**DIRECTIVE**
What is to be printed is the span of lines starting at the one containing "Emit a component" and ending at the one containing "const values = [24, 19, 4.7, 0.75, 20.85, 25.3, 5.4];", reproduced exactly with pictures left out.

**RECORDS SHOWN**
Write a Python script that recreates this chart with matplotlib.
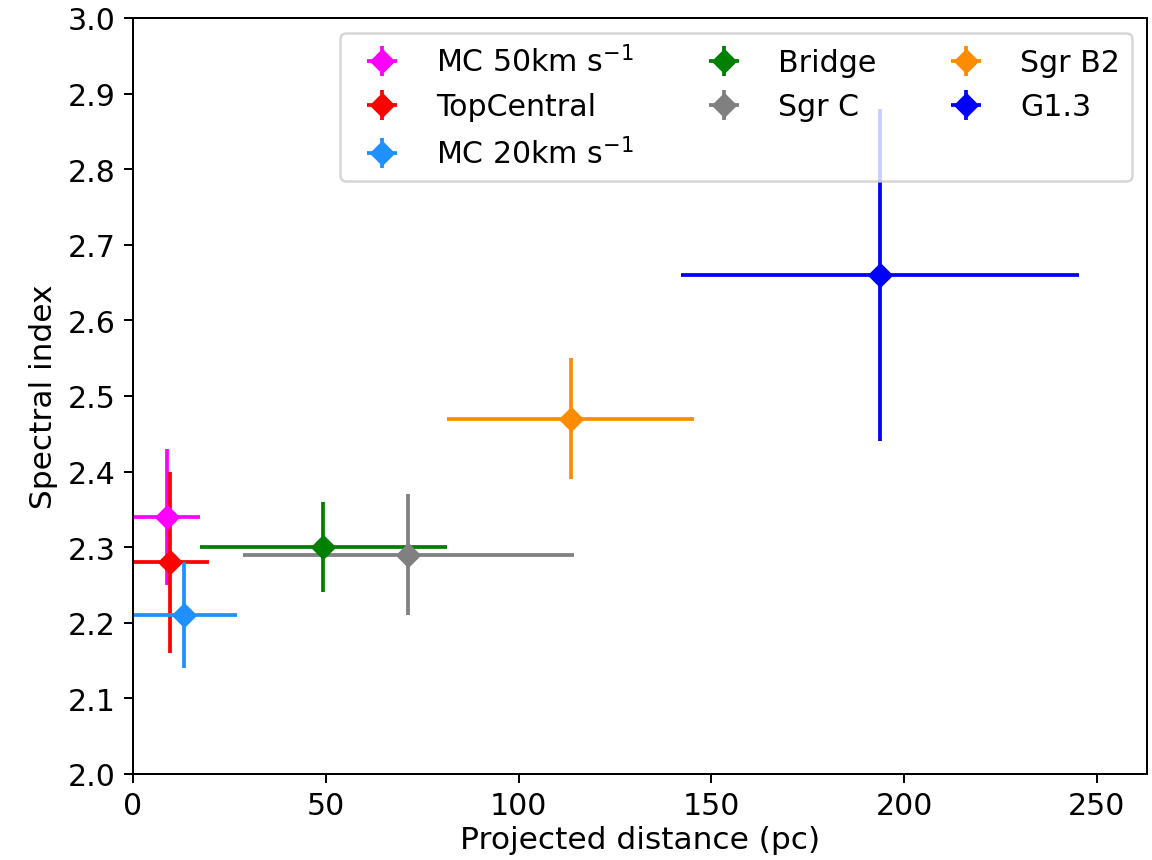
import matplotlib
matplotlib.use('Agg')
import matplotlib.pyplot as plt
from matplotlib.ticker import MultipleLocator

names = ['MC 50km s$^{-1}$', 'TopCentral', 'MC 20km s$^{-1}$', 'Bridge', 'Sgr C', 'Sgr B2', 'G1.3']
colors = ['magenta', 'red', 'dodgerblue', 'green', 'gray', 'darkorange', 'blue']
dist = [8.7, 9.6, 13.3, 49.4, 71.4, 113.5, 193.8]
dist_err = [8.7, 10.0, 13.6, 32.1, 43.0, 32.1, 51.7]
index = [2.34, 2.28, 2.21, 2.30, 2.29, 2.47, 2.66]
index_err = [0.09, 0.12, 0.07, 0.06, 0.08, 0.08, 0.22]

plt.rcParams['font.size'] = 12

fig = plt.figure(figsize=(6.4, 4.783), dpi=180)
ax = fig.add_axes([0.1155, 0.1, 0.88, 0.878])

for i in range(len(names)):
    ax.errorbar(dist[i], index[i], xerr=dist_err[i], yerr=index_err[i],
                fmt='D', color=colors[i], label=names[i])

ax.set_xlim(0, 263)
ax.set_ylim(2.0, 3.0)
ax.yaxis.set_major_locator(MultipleLocator(0.1))
ax.set_xlabel('Projected distance (pc)', fontsize=12.5, labelpad=2)
ax.set_ylabel('Spectral index', fontsize=12.5)
ax.legend(ncol=3, loc='upper right')

fig.savefig('out.png', dpi=180)
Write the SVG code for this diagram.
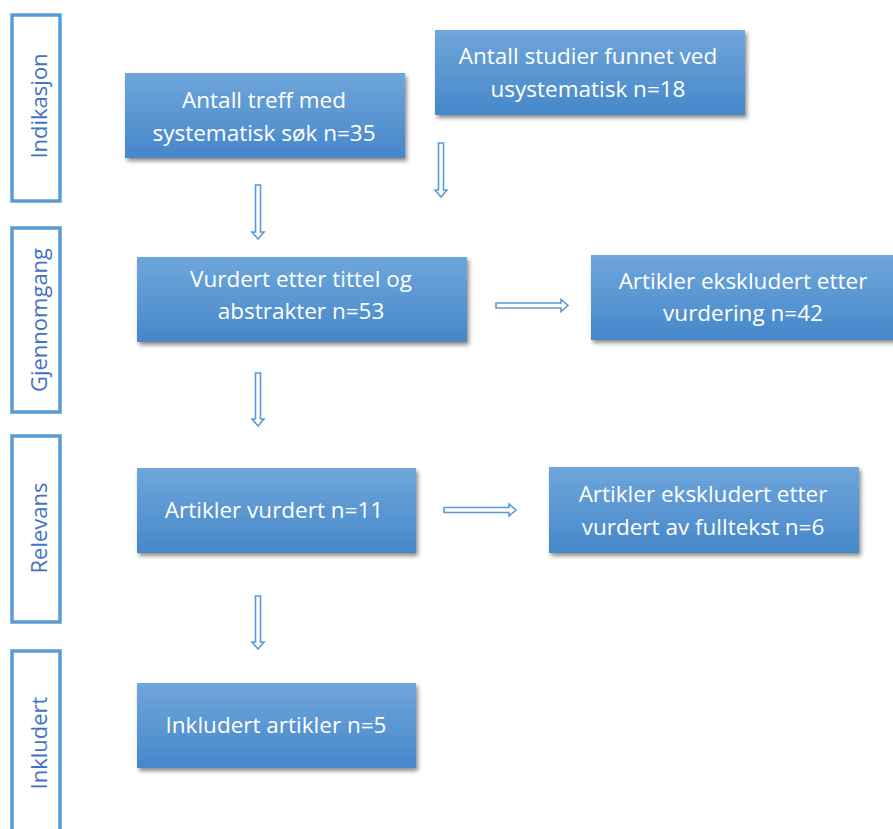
<svg xmlns="http://www.w3.org/2000/svg" width="893" height="829" viewBox="0 0 893 829">
  <defs>
    <linearGradient id="boxGrad" x1="0" y1="0" x2="0" y2="1">
      <stop offset="0" stop-color="#6FA6DB"/>
      <stop offset="1" stop-color="#4687CA"/>
    </linearGradient>
    <filter id="shadow" x="-10%" y="-20%" width="125%" height="150%">
      <feDropShadow dx="2" dy="3" stdDeviation="2.2" flood-color="#000" flood-opacity="0.45"/>
    </filter>
  </defs>
  <style>
    .box { fill: url(#boxGrad); filter: url(#shadow); }
    .btxt { fill: #FFFFFF; font-family: "Open Sans", "Noto Sans", "Liberation Sans", sans-serif; font-size: 22.5px; text-anchor: middle; }
    .side { fill: #FFFFFF; stroke: #5B9BD5; stroke-width: 3.5; }
    .stxt { fill: #4472C4; font-family: "Open Sans", "Noto Sans", "Liberation Sans", sans-serif; font-size: 22px; text-anchor: middle; }
    .arrow { fill: #FFFFFF; stroke: #5B9BD5; stroke-width: 1.6; stroke-linejoin: miter; }
  </style>
  <rect width="893" height="829" fill="#FFFFFF"/>

  <g id="side-indikasjon">
    <rect class="side" x="12" y="15" width="48" height="186"/>
    <text class="stxt" transform="translate(47,106) rotate(-90)">Indikasjon</text>
  </g>
  <g id="side-gjennomgang">
    <rect class="side" x="12" y="228" width="48" height="184"/>
    <text class="stxt" transform="translate(47,320) rotate(-90)">Gjennomgang</text>
  </g>
  <g id="side-relevans">
    <rect class="side" x="12" y="436" width="48" height="186"/>
    <text class="stxt" transform="translate(47,528) rotate(-90)">Relevans</text>
  </g>
  <g id="side-inkludert">
    <rect class="side" x="12" y="651" width="48" height="190"/>
    <text class="stxt" transform="translate(47,743) rotate(-90)">Inkludert</text>
  </g>

  <g id="node-systematisk">
    <rect class="box" x="125" y="73" width="280" height="85"/>
    <text class="btxt" x="264" y="108">Antall treff med</text>
    <text class="btxt" x="264" y="141">systematisk søk n=35</text>
  </g>
  <g id="node-usystematisk">
    <rect class="box" x="435" y="30" width="310" height="85"/>
    <text class="btxt" x="588" y="64">Antall studier funnet  ved</text>
    <text class="btxt" x="588" y="97">usystematisk n=18</text>
  </g>
  <g id="node-vurdert-tittel">
    <rect class="box" x="137" y="257" width="330" height="85"/>
    <text class="btxt" x="301" y="287">Vurdert  etter tittel og</text>
    <text class="btxt" x="301" y="319">abstrakter n=53</text>
  </g>
  <g id="node-ekskludert-vurdering">
    <rect class="box" x="591" y="255" width="310" height="85"/>
    <text class="btxt" x="743" y="289">Artikler ekskludert etter</text>
    <text class="btxt" x="743" y="321">vurdering  n=42</text>
  </g>
  <g id="node-artikler-vurdert">
    <rect class="box" x="137" y="468" width="279" height="85"/>
    <text class="btxt" x="274" y="518">Artikler vurdert n=11</text>
  </g>
  <g id="node-ekskludert-fulltekst">
    <rect class="box" x="549" y="467" width="310" height="86"/>
    <text class="btxt" x="703" y="502">Artikler ekskludert etter</text>
    <text class="btxt" x="703" y="535">vurdert av fulltekst n=6</text>
  </g>
  <g id="node-inkludert">
    <rect class="box" x="137" y="683" width="279" height="85"/>
    <text class="btxt" x="276" y="733">Inkludert artikler n=5</text>
  </g>

  <g id="connectors">
    <polygon class="arrow" points="255.5,185 260.5,185 260.5,232 264,232 258,239 252,232 255.5,232"/>
    <polygon class="arrow" points="438.5,143 443.5,143 443.5,190 447,190 441,197 435,190 438.5,190"/>
    <polygon class="arrow" points="496,303 561,303 561,299.5 568,305.5 561,311.5 561,308 496,308"/>
    <polygon class="arrow" points="255.5,373 260.5,373 260.5,419 264,419 258,426 252,419 255.5,419"/>
    <polygon class="arrow" points="444,507.5 509,507.5 509,504 516,510 509,516 509,512.5 444,512.5"/>
    <polygon class="arrow" points="255.5,596 260.5,596 260.5,642 264,642 258,649 252,642 255.5,642"/>
  </g>
</svg>
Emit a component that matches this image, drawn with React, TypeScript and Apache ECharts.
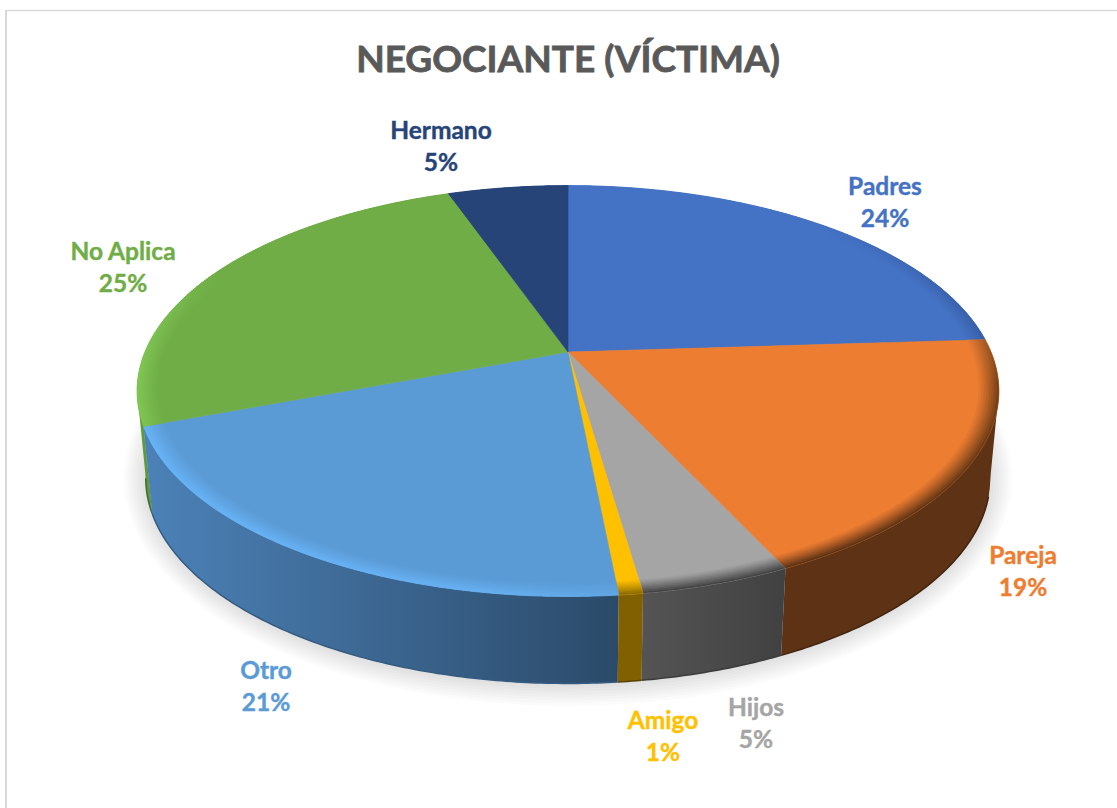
import React, { useEffect, useRef } from "react";
import * as echarts from "echarts";

const TITLE = "NEGOCIANTE (VÍCTIMA)";
const categories = ["Padres", "Pareja", "Hijos", "Amigo", "Otro", "No Aplica", "Hermano"];
const values = [24, 19, 4.7, 0.75, 20.85, 25.3, 5.4];

const faceColors = ["#4472c4", "#ed7d31", "#a5a5a5", "#ffc000", "#5b9bd5", "#70ad47", "#264478"];
const labelColors = ["#4472c4", "#ed7d31", "#a5a5a5", "#ffc000", "#5b9bd5", "#70ad47", "#264478"];
const labelCenters = [
  [885, 201], [1023, 570], [756, 722], [663, 735], [266, 685], [123, 266], [441, 145],
];
const wallStops: [number, string][][] = [
  [[0, "#2f5597"], [1, "#2f5597"]],
  [[0, "#5e3214"], [1, "#5e3214"]],
  [[0, "#545454"], [1, "#414141"]],
  [[0, "#806000"], [1, "#806000"]],
  [[0, "#4c82b8"], [1, "#2b4a69"]],
  [[0, "#5f9a3c"], [1, "#4f8030"]],
  [[0, "#1c335a"], [1, "#1c335a"]],
];
// rim: [direction, stops]; stop colours are what the bevel reaches at its outer edge
const rimStyles: [string, [number, string][]][] = [
  ["h", [[0, "#4472c4"], [0.6, "#4472c4"], [1, "#385fa8"]]],
  ["v", [[0, "#a65a24"], [0.2, "#7a4218"], [1, "#5e3214"]]],
  ["h", [[0, "#454545"], [1, "#454545"]]],
  ["h", [[0, "#8f6c00"], [1, "#8f6c00"]]],
  ["h", [[0, "#66b2f6"], [0.7, "#66b0f2"], [1, "#5fa6e4"]]],
  ["h", [[0, "#7fc653"], [0.25, "#70ad47"], [1, "#70ad47"]]],
  ["h", [[0, "#264478"], [1, "#264478"]]],
];

// projection of the tilted disc
const CX = 568, AY = 352, W = 423, H = 198, K = 0.19;
const DEPTH = 87, BOTTOM_W = 0.98;
const RIM_INNER = 0.955, RIM_STEPS = 8;
const RIGHT_TANGENT = (101 * Math.PI) / 180, RIGHT_TANGENT_BOTTOM = (106 * Math.PI) / 180;
const LEFT_TANGENT = (259 * Math.PI) / 180;

function project(theta: number, r: number, bottom = false): [number, number] {
  const X = r * Math.sin(theta), Y = r * Math.cos(theta);
  const d = 1 + K * Y;
  return [CX + (bottom ? BOTTOM_W : 1) * W * X / d, AY + (bottom ? DEPTH : 0) - H * Y / d];
}
function arc(a0: number, a1: number, r: number, bottom = false) {
  const n = Math.max(2, Math.ceil(Math.abs(a1 - a0) / 0.01));
  const pts: [number, number][] = [];
  for (let i = 0; i <= n; i++) pts.push(project(a0 + ((a1 - a0) * i) / n, r, bottom));
  return pts;
}
const total = values.reduce((a, b) => a + b, 0);
function angles(i: number): [number, number] {
  let c = 0;
  for (let j = 0; j < i; j++) c += values[j];
  return [(c / total) * Math.PI * 2, ((c + values[i]) / total) * Math.PI * 2];
}
function hex(c: string) {
  return [1, 3, 5].map((p) => parseInt(c.slice(p, p + 2), 16));
}
function mix(a: string, b: string, t: number) {
  const A = hex(a), B = hex(b);
  return "rgb(" + A.map((v, i) => Math.round(v + (B[i] - v) * t)).join(",") + ")";
}
function gradient(dir: string, stops: [number, string][]) {
  return new echarts.graphic.LinearGradient(0, 0, dir === "h" ? 1 : 0, dir === "h" ? 0 : 1,
    stops.map(([offset, color]) => ({ offset, color })));
}

const dataRows = categories.map((c, i) => ({ name: c, value: values[i] }));
// back-to-front order for the side walls
const wallOrder = categories.map((_, i) => i).sort((p, q) => {
  const [a0, a1] = angles(p), [b0, b1] = angles(q);
  return Math.cos((b0 + b1) / 2) - Math.cos((a0 + a1) / 2);
});

const renderShadow = () => {
  const layers: any[] = [];
  for (let d = 24; d >= 0; d -= 3) {
    layers.push({
      type: "ellipse",
      shape: { cx: CX, cy: 478, rx: 420 + d, ry: 205 + d * 0.95 },
      style: { fill: "rgba(0,0,0,0.016)" },
    });
  }
  return { type: "group", children: layers };
};

const renderWall = (params: any) => {
  const i = wallOrder[params.dataIndex];
  const [a0, a1] = angles(i);
  const top = arc(a0, a1, 1), bot = arc(a0, a1, 1, true);
  const dark = mix(wallStops[i][0][1], "#000000", 0.3);
  const children: any[] = [];
  // silhouette between the rim's side tangent and the lower edge
  if (a0 < RIGHT_TANGENT && RIGHT_TANGENT < a1) {
    children.push({
      type: "polygon",
      shape: { points: [project(RIGHT_TANGENT, 1), project(RIGHT_TANGENT_BOTTOM, 1, true), project(RIGHT_TANGENT + 0.5, 1)] },
      style: { fill: wallStops[i][0][1] },
    });
  }
  if (a0 < LEFT_TANGENT && LEFT_TANGENT < a1) {
    children.push({
      type: "polygon",
      shape: { points: [project(LEFT_TANGENT, 1), ...arc(LEFT_TANGENT, a0, 1, true), project(a0, 1)] },
      style: { fill: wallStops[i][0][1] },
    });
  }
  children.push({
    type: "polygon",
    shape: { points: [...top, ...bot.slice().reverse()] },
    style: { fill: gradient("h", wallStops[i]) },
  });
  // darker lower edge, only where the wall's lower rim faces the viewer
  const e0 = Math.max(a0, RIGHT_TANGENT_BOTTOM), e1 = Math.min(a1, LEFT_TANGENT);
  if (e1 > e0) {
    children.push({
      type: "polyline",
      shape: { points: arc(e0, e1, 1, true) },
      style: { stroke: dark, lineWidth: 1.5, fill: "none" },
    });
  }
  return { type: "group", children };
};

const renderTop = (params: any, api: any) => {
  const i = params.dataIndex;
  const [a0, a1] = angles(i);
  void api.value(1);
  const children: any[] = [
    {
      type: "polygon",
      shape: { points: [[CX, AY], ...arc(a0, a1, 1)] },
      style: { fill: faceColors[i], stroke: faceColors[i], lineWidth: 0.6 },
    },
  ];
  const [dir, stops] = rimStyles[i];
  for (let s = 0; s < RIM_STEPS; s++) {
    const r0 = RIM_INNER + ((1 - RIM_INNER) * s) / RIM_STEPS;
    const r1 = RIM_INNER + ((1 - RIM_INNER) * (s + 1)) / RIM_STEPS;
    const f = Math.pow((s + 1) / RIM_STEPS, 1.15);
    const fill = gradient(dir, stops.map(([o, c]) => [o, mix(faceColors[i], c, f)] as [number, string]));
    children.push({
      type: "polygon",
      shape: { points: [...arc(a0, a1, r0), ...arc(a0, a1, r1).reverse()] },
      style: { fill, stroke: fill, lineWidth: 0.5 },
    });
  }
  return { type: "group", children };
};

const renderLabel = (params: any, api: any) => {
  const i = params.dataIndex;
  const [x, y] = labelCenters[i];
  const pct = Math.round((api.value(1) / total) * 100);
  return {
    type: "text",
    style: {
      x,
      y,
      text: categories[i] + "\n" + pct + "%",
      fill: labelColors[i],
      stroke: labelColors[i],
      lineWidth: 0.4,
      font: "bold 24.5px Lato",
      lineHeight: 32,
      align: "center",
      verticalAlign: "middle",
    },
  };
};

export default function App() {
  const ref = useRef<HTMLDivElement>(null);
  useEffect(() => {
    document.body.style.margin = "0";
    document.body.style.background = "#ffffff";
    const chart = echarts.init(ref.current!, undefined, { renderer: "svg" });
    const enc = { itemName: 0, value: 1 };
    const rows = dataRows.map((d) => [d.name, d.value]);
    chart.setOption({
      animation: false,
      backgroundColor: "#ffffff",
      title: {
        text: TITLE,
        left: 563,
        top: 34,
        textAlign: "center",
        textStyle: {
          fontFamily: "Lato",
          fontWeight: "bold",
          fontSize: 37,
          color: "#595959",
          textBorderColor: "#595959",
          textBorderWidth: 0.8,
        },
      },
      graphic: [
        { type: "line", shape: { x1: 6, y1: 10.5, x2: 1117, y2: 10.5 }, style: { stroke: "#d9d9d9", lineWidth: 1.5 } },
        { type: "line", shape: { x1: 6, y1: 10, x2: 6, y2: 808 }, style: { stroke: "#d9d9d9", lineWidth: 2 } },
      ],
      series: [
        { type: "custom", coordinateSystem: "none", data: [[0, 1]], renderItem: renderShadow, silent: true, z: 1 },
        { type: "custom", coordinateSystem: "none", data: rows, encode: enc, renderItem: renderWall, silent: true, z: 2 },
        { type: "custom", coordinateSystem: "none", data: rows, encode: enc, renderItem: renderTop, silent: true, z: 3 },
        { type: "custom", coordinateSystem: "none", data: rows, encode: enc, renderItem: renderLabel, silent: true, z: 4 },
      ],
    });
    return () => chart.dispose();
  }, []);
  return <div ref={ref} style={{ position: "fixed", left: 0, top: 0, width: 1117, height: 808 }} />;
}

**RIGHT ANSWER**
Emit a component that matches this image, drawn with React, TypeScript and Apache ECharts.
import React, { useEffect, useRef } from "react";
import * as echarts from "echarts";

const TITLE = "NEGOCIANTE (VÍCTIMA)";
const categories = ["Padres", "Pareja", "Hijos", "Amigo", "Otro", "No Aplica", "Hermano"];
const values = [24, 19, 4.7, 0.75, 20.85, 25.3, 5.4];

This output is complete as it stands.